Reproduce, word for word, the span of lines starting at the line holding "Rebuild this chart" and ending at the line holding "631, 637, 563, 350, 225, 141]". Omit every picture.

#### Task material

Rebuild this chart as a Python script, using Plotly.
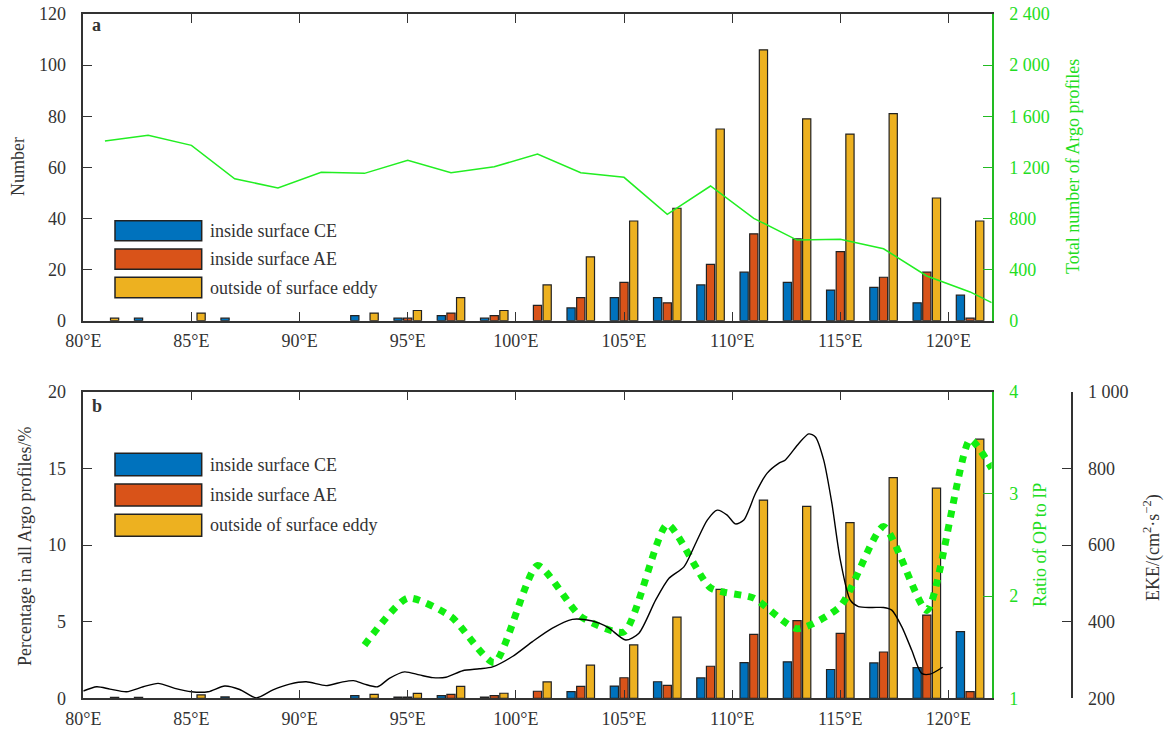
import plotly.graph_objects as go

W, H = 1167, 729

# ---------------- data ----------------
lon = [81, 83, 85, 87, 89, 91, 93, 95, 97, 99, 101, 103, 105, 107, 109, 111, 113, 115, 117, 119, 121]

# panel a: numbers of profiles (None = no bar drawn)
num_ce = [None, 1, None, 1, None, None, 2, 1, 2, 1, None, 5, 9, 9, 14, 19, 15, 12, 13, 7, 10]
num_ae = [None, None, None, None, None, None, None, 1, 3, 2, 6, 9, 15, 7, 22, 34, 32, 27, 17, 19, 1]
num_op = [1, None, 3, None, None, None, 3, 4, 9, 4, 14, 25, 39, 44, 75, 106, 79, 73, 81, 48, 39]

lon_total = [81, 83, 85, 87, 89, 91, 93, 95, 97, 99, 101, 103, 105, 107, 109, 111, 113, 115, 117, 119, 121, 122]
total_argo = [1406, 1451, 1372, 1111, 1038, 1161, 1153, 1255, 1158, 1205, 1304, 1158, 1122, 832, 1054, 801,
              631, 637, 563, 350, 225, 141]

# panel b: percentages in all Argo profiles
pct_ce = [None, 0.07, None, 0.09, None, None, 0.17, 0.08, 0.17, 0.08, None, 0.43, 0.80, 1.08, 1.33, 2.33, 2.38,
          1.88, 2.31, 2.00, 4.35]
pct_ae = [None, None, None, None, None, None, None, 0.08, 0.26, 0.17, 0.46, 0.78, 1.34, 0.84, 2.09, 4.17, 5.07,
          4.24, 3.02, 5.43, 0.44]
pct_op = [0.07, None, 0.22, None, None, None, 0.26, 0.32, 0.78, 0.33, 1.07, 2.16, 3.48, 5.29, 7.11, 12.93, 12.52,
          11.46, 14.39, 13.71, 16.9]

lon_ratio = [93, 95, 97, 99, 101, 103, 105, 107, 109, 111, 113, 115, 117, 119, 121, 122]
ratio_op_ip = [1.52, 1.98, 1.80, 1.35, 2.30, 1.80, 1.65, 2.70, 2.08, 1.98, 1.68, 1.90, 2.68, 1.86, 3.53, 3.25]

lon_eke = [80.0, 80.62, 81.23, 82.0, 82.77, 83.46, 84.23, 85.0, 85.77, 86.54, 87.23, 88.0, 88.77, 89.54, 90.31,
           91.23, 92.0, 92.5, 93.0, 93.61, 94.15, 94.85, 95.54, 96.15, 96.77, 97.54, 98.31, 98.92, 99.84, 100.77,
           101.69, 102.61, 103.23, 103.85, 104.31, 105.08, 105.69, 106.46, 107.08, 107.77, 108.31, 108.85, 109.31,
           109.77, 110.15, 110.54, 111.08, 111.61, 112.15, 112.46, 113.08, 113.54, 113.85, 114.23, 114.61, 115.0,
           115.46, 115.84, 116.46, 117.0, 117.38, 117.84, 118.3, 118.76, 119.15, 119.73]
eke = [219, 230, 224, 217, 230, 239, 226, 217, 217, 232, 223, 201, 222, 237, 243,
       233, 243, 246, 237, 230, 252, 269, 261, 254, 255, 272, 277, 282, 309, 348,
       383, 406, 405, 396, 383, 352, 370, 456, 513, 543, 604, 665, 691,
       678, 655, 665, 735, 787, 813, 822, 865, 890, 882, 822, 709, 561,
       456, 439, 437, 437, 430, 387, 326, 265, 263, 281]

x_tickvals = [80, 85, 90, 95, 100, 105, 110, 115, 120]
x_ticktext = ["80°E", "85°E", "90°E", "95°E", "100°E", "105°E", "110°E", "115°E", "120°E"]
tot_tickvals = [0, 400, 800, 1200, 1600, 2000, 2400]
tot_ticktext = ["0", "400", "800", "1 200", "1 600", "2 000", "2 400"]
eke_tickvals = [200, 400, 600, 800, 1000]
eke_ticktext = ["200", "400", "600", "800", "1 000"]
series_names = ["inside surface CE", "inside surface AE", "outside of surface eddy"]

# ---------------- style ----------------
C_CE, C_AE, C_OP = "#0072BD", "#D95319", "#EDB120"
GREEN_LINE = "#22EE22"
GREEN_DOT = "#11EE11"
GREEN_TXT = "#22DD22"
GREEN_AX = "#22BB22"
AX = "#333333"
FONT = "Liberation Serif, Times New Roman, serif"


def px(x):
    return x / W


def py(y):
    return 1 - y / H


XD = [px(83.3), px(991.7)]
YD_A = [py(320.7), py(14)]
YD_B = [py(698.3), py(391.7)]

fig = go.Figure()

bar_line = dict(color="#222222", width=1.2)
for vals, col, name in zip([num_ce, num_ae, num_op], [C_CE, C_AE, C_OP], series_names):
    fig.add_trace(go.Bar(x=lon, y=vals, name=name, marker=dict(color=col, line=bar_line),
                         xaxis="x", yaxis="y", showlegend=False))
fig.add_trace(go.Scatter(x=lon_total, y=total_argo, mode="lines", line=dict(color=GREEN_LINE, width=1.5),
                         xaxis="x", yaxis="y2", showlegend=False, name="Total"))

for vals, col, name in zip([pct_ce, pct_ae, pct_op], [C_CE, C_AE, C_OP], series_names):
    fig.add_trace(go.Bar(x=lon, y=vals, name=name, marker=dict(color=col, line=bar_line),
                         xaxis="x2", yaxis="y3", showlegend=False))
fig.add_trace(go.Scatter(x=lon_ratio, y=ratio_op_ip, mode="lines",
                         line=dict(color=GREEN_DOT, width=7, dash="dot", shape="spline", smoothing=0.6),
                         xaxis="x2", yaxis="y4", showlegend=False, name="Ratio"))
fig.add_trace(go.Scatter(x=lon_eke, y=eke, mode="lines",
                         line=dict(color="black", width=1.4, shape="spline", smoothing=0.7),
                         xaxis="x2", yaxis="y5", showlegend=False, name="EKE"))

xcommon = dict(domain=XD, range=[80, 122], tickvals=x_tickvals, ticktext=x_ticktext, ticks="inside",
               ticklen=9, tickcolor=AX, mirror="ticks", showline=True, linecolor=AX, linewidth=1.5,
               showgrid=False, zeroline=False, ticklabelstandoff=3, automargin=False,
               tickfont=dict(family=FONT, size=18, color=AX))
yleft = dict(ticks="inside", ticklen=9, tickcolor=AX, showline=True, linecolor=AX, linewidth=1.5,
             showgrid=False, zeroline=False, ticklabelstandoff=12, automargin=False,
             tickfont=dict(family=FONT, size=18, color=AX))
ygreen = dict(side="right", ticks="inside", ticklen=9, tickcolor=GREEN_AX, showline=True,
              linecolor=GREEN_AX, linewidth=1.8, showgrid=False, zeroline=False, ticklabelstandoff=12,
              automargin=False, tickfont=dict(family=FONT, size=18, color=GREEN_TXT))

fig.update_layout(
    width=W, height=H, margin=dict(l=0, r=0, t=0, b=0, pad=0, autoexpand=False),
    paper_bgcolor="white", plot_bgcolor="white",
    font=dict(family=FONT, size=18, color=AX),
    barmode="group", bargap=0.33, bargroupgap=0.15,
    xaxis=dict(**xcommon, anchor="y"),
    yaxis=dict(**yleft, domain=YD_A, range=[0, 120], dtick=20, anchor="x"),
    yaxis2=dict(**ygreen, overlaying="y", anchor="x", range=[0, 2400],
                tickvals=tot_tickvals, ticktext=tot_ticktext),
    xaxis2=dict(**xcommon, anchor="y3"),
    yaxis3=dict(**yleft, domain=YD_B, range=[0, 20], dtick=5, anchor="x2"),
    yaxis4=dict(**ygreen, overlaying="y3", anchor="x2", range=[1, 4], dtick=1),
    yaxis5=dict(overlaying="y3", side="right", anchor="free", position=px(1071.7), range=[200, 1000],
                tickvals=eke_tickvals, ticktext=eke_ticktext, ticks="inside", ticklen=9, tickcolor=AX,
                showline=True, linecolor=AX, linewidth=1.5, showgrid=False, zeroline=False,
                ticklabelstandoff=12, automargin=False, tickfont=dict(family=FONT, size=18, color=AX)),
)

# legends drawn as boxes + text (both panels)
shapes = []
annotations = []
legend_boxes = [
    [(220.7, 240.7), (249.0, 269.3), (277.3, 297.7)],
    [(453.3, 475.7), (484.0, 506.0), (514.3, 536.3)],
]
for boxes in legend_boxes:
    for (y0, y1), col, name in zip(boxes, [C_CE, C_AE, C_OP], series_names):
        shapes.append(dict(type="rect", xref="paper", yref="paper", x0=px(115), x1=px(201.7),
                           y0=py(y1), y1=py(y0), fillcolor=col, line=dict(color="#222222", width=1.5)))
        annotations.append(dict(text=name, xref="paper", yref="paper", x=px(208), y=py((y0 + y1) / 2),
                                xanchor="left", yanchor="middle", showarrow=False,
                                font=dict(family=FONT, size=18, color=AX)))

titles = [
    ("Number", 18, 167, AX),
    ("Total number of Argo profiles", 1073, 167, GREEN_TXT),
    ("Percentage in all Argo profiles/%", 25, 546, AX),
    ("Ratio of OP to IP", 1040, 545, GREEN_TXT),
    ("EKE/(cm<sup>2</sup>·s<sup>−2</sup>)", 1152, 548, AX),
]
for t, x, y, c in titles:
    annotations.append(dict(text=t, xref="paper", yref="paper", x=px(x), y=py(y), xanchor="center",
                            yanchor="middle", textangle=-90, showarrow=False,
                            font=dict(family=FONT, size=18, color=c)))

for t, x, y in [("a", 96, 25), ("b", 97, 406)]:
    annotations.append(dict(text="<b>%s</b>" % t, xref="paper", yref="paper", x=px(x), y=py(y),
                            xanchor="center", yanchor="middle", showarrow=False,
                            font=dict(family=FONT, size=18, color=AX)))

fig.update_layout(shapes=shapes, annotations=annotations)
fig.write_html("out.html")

########
#### Task material

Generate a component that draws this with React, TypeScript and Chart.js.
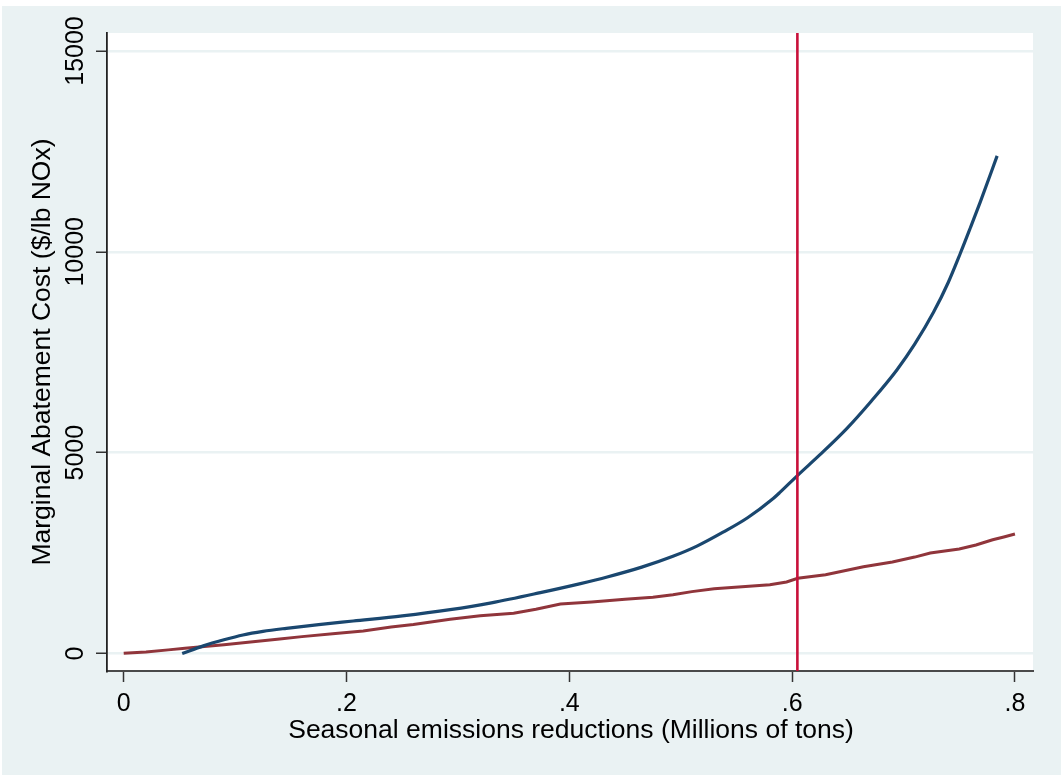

########

> [Expected answer]:
Rebuild this chart as a Python script, using Plotly.
import plotly.graph_objects as go

W, H = 1167, 729

# ---------------- data ----------------
lon = [81, 83, 85, 87, 89, 91, 93, 95, 97, 99, 101, 103, 105, 107, 109, 111, 113, 115, 117, 119, 121]

# panel a: numbers of profiles (None = no bar drawn)
num_ce = [None, 1, None, 1, None, None, 2, 1, 2, 1, None, 5, 9, 9, 14, 19, 15, 12, 13, 7, 10]
num_ae = [None, None, None, None, None, None, None, 1, 3, 2, 6, 9, 15, 7, 22, 34, 32, 27, 17, 19, 1]
num_op = [1, None, 3, None, None, None, 3, 4, 9, 4, 14, 25, 39, 44, 75, 106, 79, 73, 81, 48, 39]

lon_total = [81, 83, 85, 87, 89, 91, 93, 95, 97, 99, 101, 103, 105, 107, 109, 111, 113, 115, 117, 119, 121, 122]
total_argo = [1406, 1451, 1372, 1111, 1038, 1161, 1153, 1255, 1158, 1205, 1304, 1158, 1122, 832, 1054, 801,
              631, 637, 563, 350, 225, 141]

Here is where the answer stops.